*DATA TO USE*.

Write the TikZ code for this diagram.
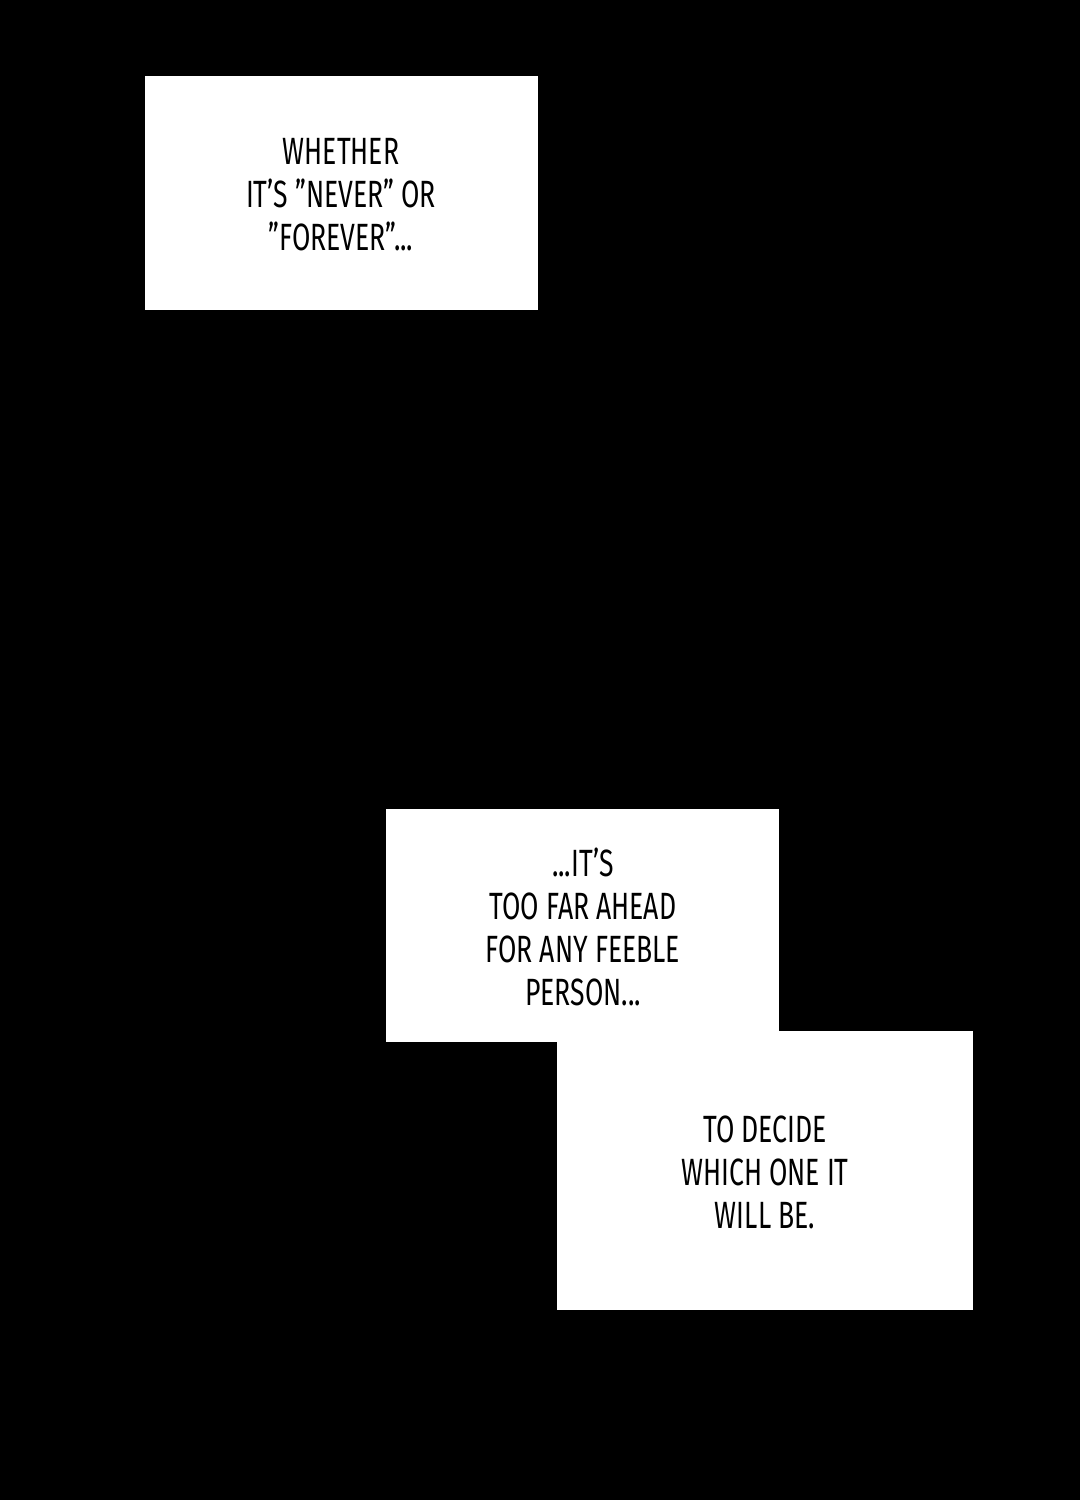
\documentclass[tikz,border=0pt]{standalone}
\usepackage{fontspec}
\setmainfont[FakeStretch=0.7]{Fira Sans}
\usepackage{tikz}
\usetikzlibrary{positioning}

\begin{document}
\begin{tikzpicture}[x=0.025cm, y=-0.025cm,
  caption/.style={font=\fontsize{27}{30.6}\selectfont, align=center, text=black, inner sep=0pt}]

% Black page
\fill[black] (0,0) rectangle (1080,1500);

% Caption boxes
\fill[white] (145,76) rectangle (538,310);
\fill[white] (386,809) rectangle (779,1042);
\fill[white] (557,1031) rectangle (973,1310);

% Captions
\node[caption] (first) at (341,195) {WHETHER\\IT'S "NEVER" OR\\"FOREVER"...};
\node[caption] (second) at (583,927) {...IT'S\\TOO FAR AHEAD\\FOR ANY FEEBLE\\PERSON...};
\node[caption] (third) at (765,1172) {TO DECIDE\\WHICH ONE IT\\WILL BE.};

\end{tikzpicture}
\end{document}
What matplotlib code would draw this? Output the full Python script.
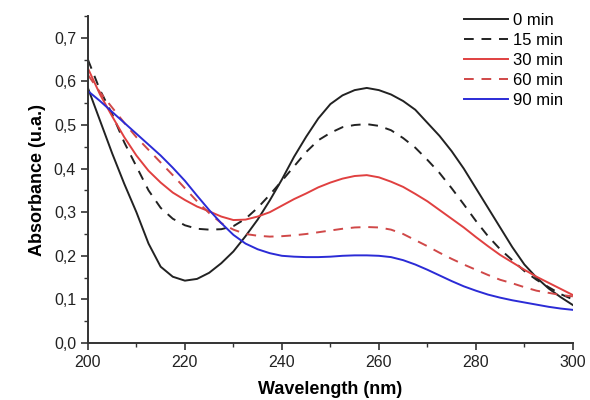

...

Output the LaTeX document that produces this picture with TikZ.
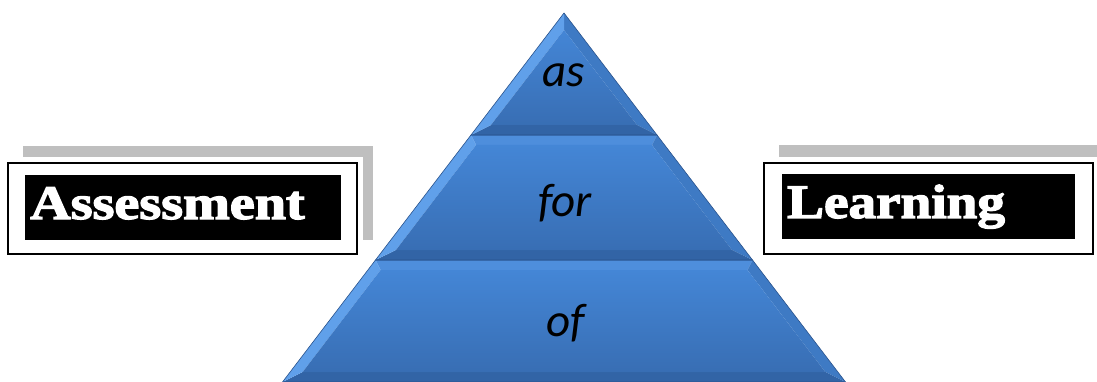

==

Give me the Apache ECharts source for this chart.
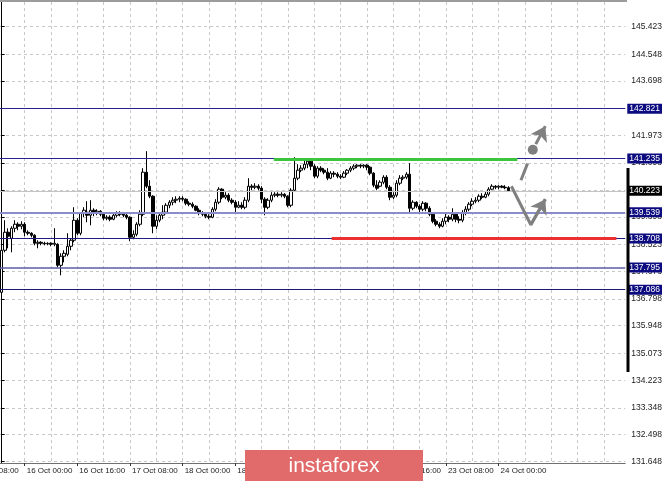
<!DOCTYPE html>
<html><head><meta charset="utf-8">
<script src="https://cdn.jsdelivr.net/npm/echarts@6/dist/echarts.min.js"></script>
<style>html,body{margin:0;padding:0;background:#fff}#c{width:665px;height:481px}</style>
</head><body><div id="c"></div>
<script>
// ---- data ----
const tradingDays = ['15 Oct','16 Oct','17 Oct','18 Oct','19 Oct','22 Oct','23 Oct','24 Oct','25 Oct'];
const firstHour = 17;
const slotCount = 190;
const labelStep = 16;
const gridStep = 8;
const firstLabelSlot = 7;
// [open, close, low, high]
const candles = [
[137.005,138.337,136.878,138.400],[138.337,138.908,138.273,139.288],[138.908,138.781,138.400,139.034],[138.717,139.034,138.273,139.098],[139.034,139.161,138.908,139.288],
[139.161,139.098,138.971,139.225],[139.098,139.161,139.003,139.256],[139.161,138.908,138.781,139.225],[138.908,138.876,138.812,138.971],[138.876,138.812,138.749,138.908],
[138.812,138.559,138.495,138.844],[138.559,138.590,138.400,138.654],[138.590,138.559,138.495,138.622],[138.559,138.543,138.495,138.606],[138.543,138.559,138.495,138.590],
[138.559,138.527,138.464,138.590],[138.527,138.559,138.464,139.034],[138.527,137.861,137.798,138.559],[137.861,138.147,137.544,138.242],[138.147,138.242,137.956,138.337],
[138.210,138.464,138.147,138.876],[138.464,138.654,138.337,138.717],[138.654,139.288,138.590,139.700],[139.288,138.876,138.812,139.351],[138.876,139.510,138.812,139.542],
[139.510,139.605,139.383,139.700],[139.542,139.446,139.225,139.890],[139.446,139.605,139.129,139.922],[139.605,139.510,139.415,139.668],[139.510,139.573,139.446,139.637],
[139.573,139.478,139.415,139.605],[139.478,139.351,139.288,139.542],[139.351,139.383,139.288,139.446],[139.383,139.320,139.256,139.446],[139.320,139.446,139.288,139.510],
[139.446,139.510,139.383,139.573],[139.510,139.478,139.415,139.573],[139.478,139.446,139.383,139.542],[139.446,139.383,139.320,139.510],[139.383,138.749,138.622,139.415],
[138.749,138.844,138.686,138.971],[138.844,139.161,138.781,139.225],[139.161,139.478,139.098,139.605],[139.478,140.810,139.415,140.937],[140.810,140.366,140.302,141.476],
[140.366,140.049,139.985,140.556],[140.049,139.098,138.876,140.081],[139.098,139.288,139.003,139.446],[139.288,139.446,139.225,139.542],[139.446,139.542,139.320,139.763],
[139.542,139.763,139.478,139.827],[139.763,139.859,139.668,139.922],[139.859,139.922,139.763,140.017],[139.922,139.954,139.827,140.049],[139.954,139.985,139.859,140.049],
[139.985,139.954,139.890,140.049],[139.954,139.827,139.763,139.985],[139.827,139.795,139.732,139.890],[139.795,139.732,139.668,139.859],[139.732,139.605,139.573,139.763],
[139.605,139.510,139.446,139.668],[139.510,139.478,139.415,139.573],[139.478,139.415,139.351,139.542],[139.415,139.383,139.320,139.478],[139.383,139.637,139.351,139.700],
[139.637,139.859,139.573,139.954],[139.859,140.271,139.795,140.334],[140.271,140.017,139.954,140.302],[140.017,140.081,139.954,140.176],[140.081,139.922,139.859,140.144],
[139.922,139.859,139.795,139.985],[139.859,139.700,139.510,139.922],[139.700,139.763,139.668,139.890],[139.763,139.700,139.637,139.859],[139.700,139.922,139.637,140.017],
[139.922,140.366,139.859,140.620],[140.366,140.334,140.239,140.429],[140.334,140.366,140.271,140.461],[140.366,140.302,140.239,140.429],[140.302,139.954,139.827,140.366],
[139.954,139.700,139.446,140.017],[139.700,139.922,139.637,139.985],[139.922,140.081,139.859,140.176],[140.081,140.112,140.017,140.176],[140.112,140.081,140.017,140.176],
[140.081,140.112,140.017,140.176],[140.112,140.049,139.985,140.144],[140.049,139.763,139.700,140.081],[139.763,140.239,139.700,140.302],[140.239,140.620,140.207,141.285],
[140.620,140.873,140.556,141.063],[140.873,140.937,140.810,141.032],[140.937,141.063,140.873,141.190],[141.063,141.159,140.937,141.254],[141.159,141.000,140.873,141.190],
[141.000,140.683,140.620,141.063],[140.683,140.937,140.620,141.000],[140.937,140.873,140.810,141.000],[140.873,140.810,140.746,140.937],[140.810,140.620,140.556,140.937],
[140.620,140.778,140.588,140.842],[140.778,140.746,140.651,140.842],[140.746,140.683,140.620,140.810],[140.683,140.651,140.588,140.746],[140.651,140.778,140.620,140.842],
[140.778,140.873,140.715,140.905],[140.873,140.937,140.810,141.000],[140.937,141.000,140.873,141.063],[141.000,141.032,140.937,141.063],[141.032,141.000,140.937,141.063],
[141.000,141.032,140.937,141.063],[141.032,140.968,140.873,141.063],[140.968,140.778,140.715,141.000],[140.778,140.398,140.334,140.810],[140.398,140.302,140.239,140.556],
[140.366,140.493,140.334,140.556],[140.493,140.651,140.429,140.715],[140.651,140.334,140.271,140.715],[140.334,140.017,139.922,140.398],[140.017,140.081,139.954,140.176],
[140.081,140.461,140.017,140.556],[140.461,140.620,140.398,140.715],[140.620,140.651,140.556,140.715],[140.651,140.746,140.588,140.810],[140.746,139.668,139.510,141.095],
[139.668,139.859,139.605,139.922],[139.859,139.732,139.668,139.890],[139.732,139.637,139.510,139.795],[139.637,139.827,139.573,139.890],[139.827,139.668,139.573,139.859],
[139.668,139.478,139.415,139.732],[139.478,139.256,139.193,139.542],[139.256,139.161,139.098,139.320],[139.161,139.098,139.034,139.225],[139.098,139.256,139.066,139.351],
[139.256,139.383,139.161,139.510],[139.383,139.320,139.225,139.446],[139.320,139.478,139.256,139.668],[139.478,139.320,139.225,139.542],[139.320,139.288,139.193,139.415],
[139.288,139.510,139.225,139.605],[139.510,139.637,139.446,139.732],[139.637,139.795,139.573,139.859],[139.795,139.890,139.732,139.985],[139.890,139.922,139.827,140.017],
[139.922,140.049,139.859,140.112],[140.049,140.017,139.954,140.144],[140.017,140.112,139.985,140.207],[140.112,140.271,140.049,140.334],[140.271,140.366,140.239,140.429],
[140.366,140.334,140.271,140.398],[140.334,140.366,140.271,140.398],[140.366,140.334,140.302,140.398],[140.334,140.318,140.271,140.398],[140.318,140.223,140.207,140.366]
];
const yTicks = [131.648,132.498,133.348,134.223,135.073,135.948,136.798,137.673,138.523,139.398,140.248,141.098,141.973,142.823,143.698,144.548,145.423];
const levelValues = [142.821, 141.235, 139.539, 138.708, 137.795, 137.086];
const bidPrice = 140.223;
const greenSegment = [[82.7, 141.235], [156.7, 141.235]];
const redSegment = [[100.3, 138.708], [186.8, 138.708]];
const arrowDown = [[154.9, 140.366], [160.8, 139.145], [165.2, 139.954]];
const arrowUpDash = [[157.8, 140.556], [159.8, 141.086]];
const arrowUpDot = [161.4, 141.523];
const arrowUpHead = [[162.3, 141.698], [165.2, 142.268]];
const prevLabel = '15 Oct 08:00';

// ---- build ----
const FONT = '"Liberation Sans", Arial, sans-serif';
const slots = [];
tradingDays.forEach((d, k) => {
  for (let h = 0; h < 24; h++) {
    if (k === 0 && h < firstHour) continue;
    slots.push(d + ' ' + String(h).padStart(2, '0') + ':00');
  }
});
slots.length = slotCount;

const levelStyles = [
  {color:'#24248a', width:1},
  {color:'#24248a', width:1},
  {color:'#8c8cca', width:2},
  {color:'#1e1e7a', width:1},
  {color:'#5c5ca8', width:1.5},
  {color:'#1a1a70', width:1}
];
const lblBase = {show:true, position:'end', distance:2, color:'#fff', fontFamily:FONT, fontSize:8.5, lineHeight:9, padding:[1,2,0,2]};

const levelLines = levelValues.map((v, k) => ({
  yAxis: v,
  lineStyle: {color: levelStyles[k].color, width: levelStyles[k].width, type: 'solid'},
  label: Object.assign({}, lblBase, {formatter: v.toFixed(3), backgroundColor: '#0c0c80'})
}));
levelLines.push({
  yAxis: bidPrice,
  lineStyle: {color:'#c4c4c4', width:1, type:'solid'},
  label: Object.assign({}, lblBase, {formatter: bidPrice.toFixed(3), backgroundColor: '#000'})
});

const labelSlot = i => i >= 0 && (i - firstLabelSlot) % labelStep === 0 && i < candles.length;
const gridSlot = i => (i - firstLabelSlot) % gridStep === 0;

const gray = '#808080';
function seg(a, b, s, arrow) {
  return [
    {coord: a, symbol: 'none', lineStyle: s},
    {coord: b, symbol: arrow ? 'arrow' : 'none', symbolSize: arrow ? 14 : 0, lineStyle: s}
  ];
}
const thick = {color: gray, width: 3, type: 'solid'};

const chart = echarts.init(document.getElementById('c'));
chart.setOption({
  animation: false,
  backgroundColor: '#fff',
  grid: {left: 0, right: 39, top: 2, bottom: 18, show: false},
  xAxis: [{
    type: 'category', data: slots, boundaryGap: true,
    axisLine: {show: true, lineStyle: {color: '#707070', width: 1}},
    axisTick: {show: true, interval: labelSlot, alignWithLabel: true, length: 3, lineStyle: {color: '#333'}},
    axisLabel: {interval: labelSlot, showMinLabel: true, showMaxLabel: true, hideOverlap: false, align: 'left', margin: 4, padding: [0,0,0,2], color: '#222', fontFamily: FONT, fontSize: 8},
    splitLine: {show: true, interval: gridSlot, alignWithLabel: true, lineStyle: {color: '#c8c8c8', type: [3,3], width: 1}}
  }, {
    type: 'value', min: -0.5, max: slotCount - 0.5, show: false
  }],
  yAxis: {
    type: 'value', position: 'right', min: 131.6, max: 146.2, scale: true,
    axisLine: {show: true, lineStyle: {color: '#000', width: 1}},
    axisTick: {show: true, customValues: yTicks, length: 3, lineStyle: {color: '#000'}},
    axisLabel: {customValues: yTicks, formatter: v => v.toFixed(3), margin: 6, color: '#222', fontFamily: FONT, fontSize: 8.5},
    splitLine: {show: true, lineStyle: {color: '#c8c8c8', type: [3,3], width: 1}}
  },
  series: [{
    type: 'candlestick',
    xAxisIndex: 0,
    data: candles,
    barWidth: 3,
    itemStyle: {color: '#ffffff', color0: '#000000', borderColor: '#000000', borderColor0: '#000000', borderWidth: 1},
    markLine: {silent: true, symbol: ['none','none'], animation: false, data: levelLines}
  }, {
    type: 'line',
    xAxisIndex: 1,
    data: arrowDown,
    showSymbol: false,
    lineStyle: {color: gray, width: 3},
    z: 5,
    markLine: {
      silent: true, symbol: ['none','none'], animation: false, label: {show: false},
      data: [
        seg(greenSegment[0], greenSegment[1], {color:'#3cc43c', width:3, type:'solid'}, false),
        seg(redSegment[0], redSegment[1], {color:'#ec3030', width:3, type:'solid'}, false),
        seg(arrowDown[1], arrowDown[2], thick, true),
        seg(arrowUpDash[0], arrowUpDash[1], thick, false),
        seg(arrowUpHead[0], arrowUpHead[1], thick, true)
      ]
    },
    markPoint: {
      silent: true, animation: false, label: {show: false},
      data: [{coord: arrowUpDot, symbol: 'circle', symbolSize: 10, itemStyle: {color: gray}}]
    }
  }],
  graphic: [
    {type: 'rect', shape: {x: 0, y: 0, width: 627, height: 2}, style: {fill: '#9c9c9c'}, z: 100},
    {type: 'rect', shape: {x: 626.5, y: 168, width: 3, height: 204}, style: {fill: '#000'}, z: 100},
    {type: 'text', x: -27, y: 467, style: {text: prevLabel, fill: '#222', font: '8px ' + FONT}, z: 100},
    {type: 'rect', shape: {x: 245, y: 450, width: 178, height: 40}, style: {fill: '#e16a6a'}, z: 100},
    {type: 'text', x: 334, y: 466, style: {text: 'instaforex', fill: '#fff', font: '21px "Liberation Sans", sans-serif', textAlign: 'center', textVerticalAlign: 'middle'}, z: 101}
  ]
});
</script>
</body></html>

*SHORT PROBLEM*. Work out the count of lines containing the word "script", then write only that count.

*SOLUTION*. 4